Cierro este comentario con el homenaje al fallecido cineasta chileno Sergio Navarro, en el marco de la recuperación integral de su obra que lleva adelante la Cineteca de la Universidad de Chile. Por primera vez se exhibieron aquí piezas históricas y fundamentales como Retorno del grupo Inti Illimani (1988), Los Prisioneros en la campaña del No (1988), El país de antaño (1993) y El páramo del ciudadano (1998). Las tres primeras conforman un valioso registro histórico de un cineasta que supo tener la cámara allí donde debía estar: el retorno del exilio de uno de los grupos más emblemáticos del período allendista —un conmovedor rescate lleno de celebración, cánticos y reconocimiento popular—; el cierre de la campaña del No, con Los Prisioneros tocando en un ambiente politizado y optimista que condensaba la unidad de los sectores opositores al pinochetismo; y El país de antaño, donde el poeta Elicura Chihuailaflee su obra en los parajes del sur, trazando un recorrido hacia tierras argentinas bajo un mismo manto de hermandad mapuche.
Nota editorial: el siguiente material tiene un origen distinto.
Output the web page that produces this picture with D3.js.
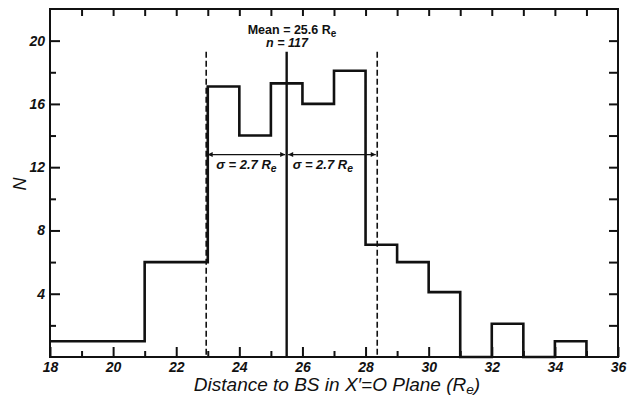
<!DOCTYPE html>
<html>
<head>
<meta charset="utf-8">
<script src="https://cdn.jsdelivr.net/npm/d3@7"></script>
<style>
  body { margin: 0; background: #fff; }
  svg { display: block; }
  text { font-family: "Liberation Sans", Arial, sans-serif; fill: #111; }
  .tick text { font-weight: bold; font-style: italic; font-size: 14px; }
  .domain { display: none; }
</style>
</head>
<body>
<svg width="633" height="398"></svg>
<script>
  // Histogram of distances to the bow shock (counts per bin)
  const binEdges = [18, 21, 23, 24, 25, 26, 27, 28, 29, 30, 31, 32, 33, 34, 35];
  const counts   = [1, 6, 17.1, 14, 17.3, 16, 18.1, 7.1, 6, 4.1, 0, 2.1, 0, 1];

  // Mean and +-1 sigma markers
  const meanPos = 25.5;
  const sigmaLo = 22.95;
  const sigmaHi = 28.37;
  const meanText = "Mean = 25.6 ";
  const nText = "n = 117";
  const sigmaText = "\u03c3 = 2.7 ";

  const xLabelTicks = [18, 20, 22, 24, 26, 28, 30, 32, 34, 36];
  const yLabelTicks = [4, 8, 12, 16, 20];

  // Setting up SVG feats
  const svg = d3.select('svg');
  const margin = { top: 9, left: 50, bottom: 41, right: 15 };
  const width = +svg.attr('width');
  const height = +svg.attr('height');
  const x0 = margin.left, x1 = width - margin.right;
  const y0 = height - margin.bottom, y1 = margin.top;

  const x = d3.scaleLinear().domain([18, 36]).range([x0, x1]);
  const y = d3.scaleLinear().domain([0, 22]).range([y0, y1]);

  const ink = '#111';

  // frame
  svg.append('rect')
     .attr('x', x0).attr('y', y1)
     .attr('width', x1 - x0).attr('height', y0 - y1)
     .attr('fill', 'none').attr('stroke', ink).attr('stroke-width', 2);

  // bottom axis: labelled even ticks, short odd ticks (all inward)
  svg.append('g')
     .attr('transform', `translate(0,${y0})`)
     .call(d3.axisBottom(x).tickValues(xLabelTicks).tickSize(-10).tickPadding(5)
             .tickFormat(d3.format('d')));
  svg.append('g')
     .attr('transform', `translate(0,${y0})`)
     .call(d3.axisBottom(x).tickValues(d3.range(19, 36, 2)).tickSize(-6).tickFormat(''));

  // top axis: every unit
  svg.append('g')
     .attr('transform', `translate(0,${y1})`)
     .call(d3.axisTop(x).tickValues(d3.range(19, 36)).tickSize(-7).tickFormat(''));

  // left axis
  svg.append('g')
     .attr('transform', `translate(${x0},0)`)
     .call(d3.axisLeft(y).tickValues(yLabelTicks).tickSize(-10).tickPadding(5)
             .tickFormat(d3.format('d')));
  svg.append('g')
     .attr('transform', `translate(${x0},0)`)
     .call(d3.axisLeft(y).tickValues([2, 6, 10, 14, 18]).tickSize(-6).tickFormat(''));

  // right axis
  svg.append('g')
     .attr('transform', `translate(${x1},0)`)
     .call(d3.axisRight(y).tickValues(d3.range(2, 21, 2)).tickSize(-9).tickFormat(''));

  svg.selectAll('.tick line').attr('stroke', ink).attr('stroke-width', 2);

  // sigma dashed lines
  [sigmaLo, sigmaHi].forEach(v => {
    svg.append('line')
       .attr('x1', x(v)).attr('x2', x(v))
       .attr('y1', y(19.3)).attr('y2', y0)
       .attr('stroke', ink).attr('stroke-width', 1.6)
       .attr('stroke-dasharray', '6,3');
  });

  // histogram outline
  const pts = binEdges.map((e, i) => [e, i < counts.length ? counts[i] : 0]);
  const step = d3.line()
                 .x(d => x(d[0]))
                 .y(d => y(d[1]))
                 .curve(d3.curveStepAfter);
  svg.append('path')
     .attr('d', step(pts))
     .attr('fill', 'none').attr('stroke', ink)
     .attr('stroke-width', 2.6).attr('stroke-linejoin', 'miter');

  // mean line
  svg.append('line')
     .attr('x1', x(meanPos)).attr('x2', x(meanPos))
     .attr('y1', y(19.3)).attr('y2', y0)
     .attr('stroke', ink).attr('stroke-width', 2.4);

  // sigma arrows
  const defs = svg.append('defs');
  defs.append('marker')
      .attr('id', 'arr').attr('viewBox', '0 0 10 10')
      .attr('refX', 10).attr('refY', 5)
      .attr('markerWidth', 7).attr('markerHeight', 5)
      .attr('markerUnits', 'userSpaceOnUse')
      .attr('orient', 'auto-start-reverse')
      .append('path').attr('d', 'M0,0L10,5L0,10z').attr('fill', ink);

  const arrowY = y(12.8);
  [[sigmaLo, meanPos], [meanPos, sigmaHi]].forEach(seg => {
    svg.append('line')
       .attr('x1', x(seg[0]) + 1.5).attr('x2', x(seg[1]) - 1.5)
       .attr('y1', arrowY).attr('y2', arrowY)
       .attr('stroke', ink).attr('stroke-width', 1.2)
       .attr('marker-start', 'url(#arr)').attr('marker-end', 'url(#arr)');
  });

  function reLabel(sel, base) {
    sel.append('tspan').text(base + 'R');
    sel.append('tspan').attr('dy', 3).attr('font-size', '0.8em').text('e');
  }

  const s1 = svg.append('text')
     .attr('x', (x(sigmaLo) + x(meanPos)) / 2).attr('y', arrowY + 14)
     .attr('text-anchor', 'middle')
     .attr('font-size', 13).attr('font-weight', 'bold').attr('font-style', 'italic');
  reLabel(s1, sigmaText);
  const s2 = svg.append('text')
     .attr('x', x(meanPos) + 6).attr('y', arrowY + 14)
     .attr('font-size', 13).attr('font-weight', 'bold').attr('font-style', 'italic');
  reLabel(s2, sigmaText);

  // mean / n labels
  const m = svg.append('text')
     .attr('x', 292).attr('y', 34)
     .attr('text-anchor', 'middle')
     .attr('font-size', 12.5).attr('font-weight', 'bold');
  reLabel(m, meanText);
  svg.append('text')
     .attr('x', 287).attr('y', 46.5)
     .attr('text-anchor', 'middle')
     .attr('font-size', 12.5).attr('font-weight', 'bold').attr('font-style', 'italic')
     .text(nText);

  // axis titles
  const xt = svg.append('text')
     .attr('x', 337).attr('y', 391)
     .attr('text-anchor', 'middle')
     .attr('font-size', 19).attr('font-style', 'italic');
  xt.append('tspan').text('Distance to BS in X\u2032=O Plane (R');
  xt.append('tspan').attr('dy', 2.5).attr('font-size', '0.72em').text('e');
  xt.append('tspan').attr('dy', -2.5).text(')');

  svg.append('text')
     .attr('transform', 'translate(26,184) rotate(-90)')
     .attr('text-anchor', 'middle')
     .attr('font-size', 18).attr('font-style', 'italic')
     .text('N');
</script>
</body>
</html>
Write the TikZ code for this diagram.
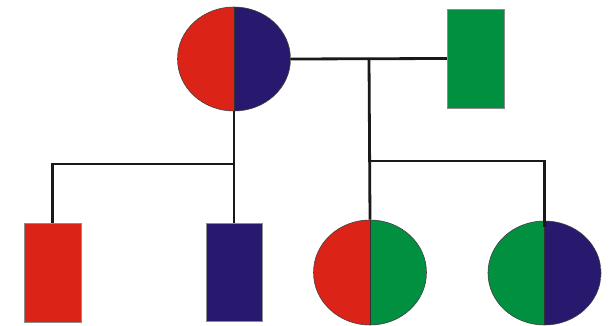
\documentclass[tikz,border=0pt]{standalone}
\usetikzlibrary{shapes.geometric}
\definecolor{pred}{HTML}{DC2318}
\definecolor{pblue}{HTML}{28186E}
\definecolor{pgreen}{HTML}{009040}
\begin{document}
\begin{tikzpicture}[x=1pt,y=-1pt,
  halves/.style 2 args={path picture={
    \fill[#1] (path picture bounding box.south west) rectangle (path picture bounding box.north);
    \fill[#2] (path picture bounding box.south) rectangle (path picture bounding box.north east);
    \draw[black!80, line width=0.8pt] (path picture bounding box.north) -- (path picture bounding box.south);}},
  female/.style={ellipse, draw=black!75, line width=0.6pt, minimum width=113pt, minimum height=104pt, inner sep=0pt},
  male/.style={rectangle, draw=black!45, line width=0.4pt, minimum width=57pt, minimum height=99pt, inner sep=0pt},
  link/.style={line width=2.8pt, draw=black!90}]
\useasboundingbox (0,0) rectangle (610,326);
% nodes
\node[female, halves={pred}{pblue}] (mother) at (234,59) {};
\node[male, fill=pgreen] (father) at (475.5,58.5) {};
\node[male, fill=pred] (son1) at (52.5,272.5) {};
\node[male, fill=pblue, minimum width=56pt, minimum height=98pt] (son2) at (234,272) {};
\node[female, halves={pred}{pgreen}, minimum height=105pt] (dau1) at (370,272.5) {};
\node[female, halves={pgreen}{pblue}] (dau2) at (544.5,273) {};
% connectors
\coordinate (mid) at (369,58);
\coordinate (j1) at (234,164);
\coordinate (j2) at (369,161);
\draw[link] (mother.east) -- (father.west);
\draw[link] (mother.south) -- (son2.north);
\draw[link] (j1) -| (son1.north);
\draw[link] (mid) -- (dau1.north);
\draw[link, shorten >=-6pt] (j2) -| (dau2.north);
\end{tikzpicture}
\end{document}
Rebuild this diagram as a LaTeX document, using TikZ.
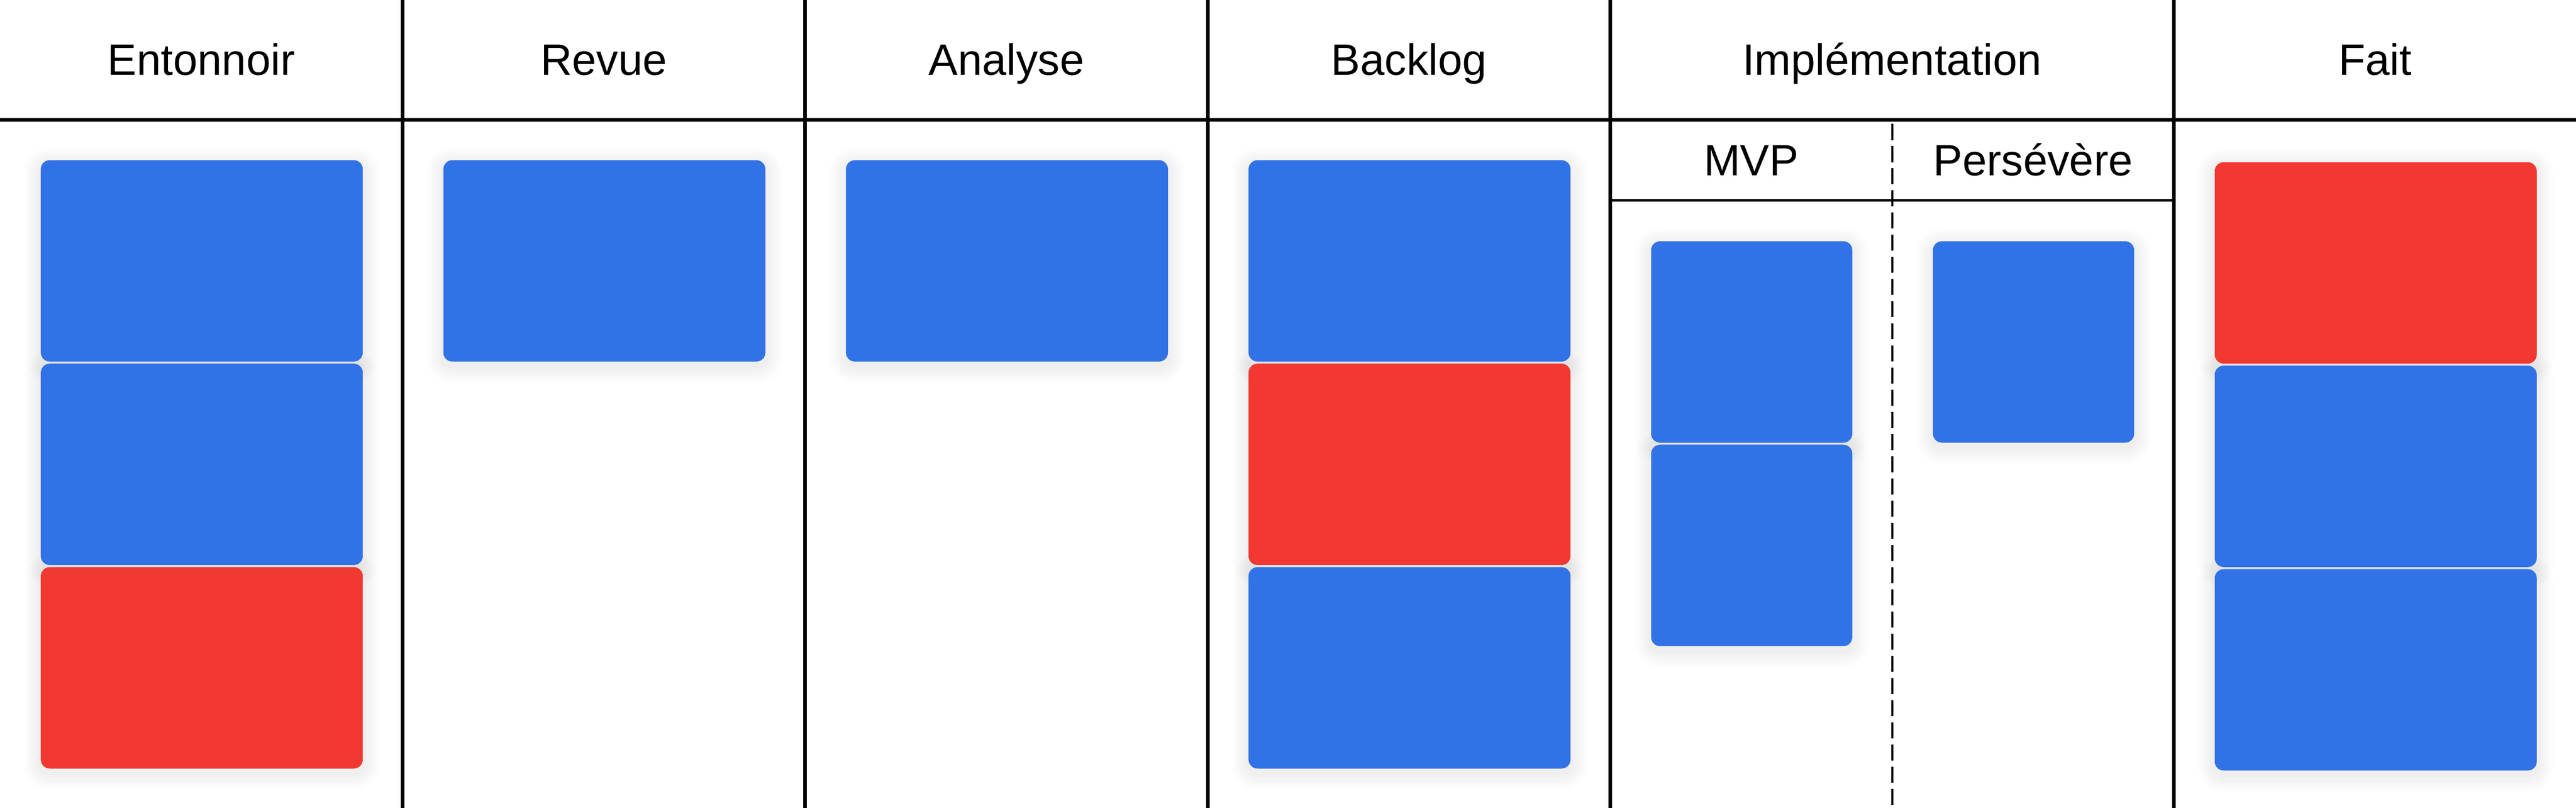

Por último, El páramo del ciudadano articula una reflexión en torno al libro Chile actual: anatomía de un mito (1997), de Tomás Moulian, best seller y testimonio de una izquierda que, en pleno neoliberalismo, buscó revisar críticamente el modelo exitista. El documental funciona como una meditación colectiva del pensamiento de la escuela Arcis sobre el Chile de entonces y su pasado político.
Todas, verdaderas joyas y documentos que agradecemos haber podido ver.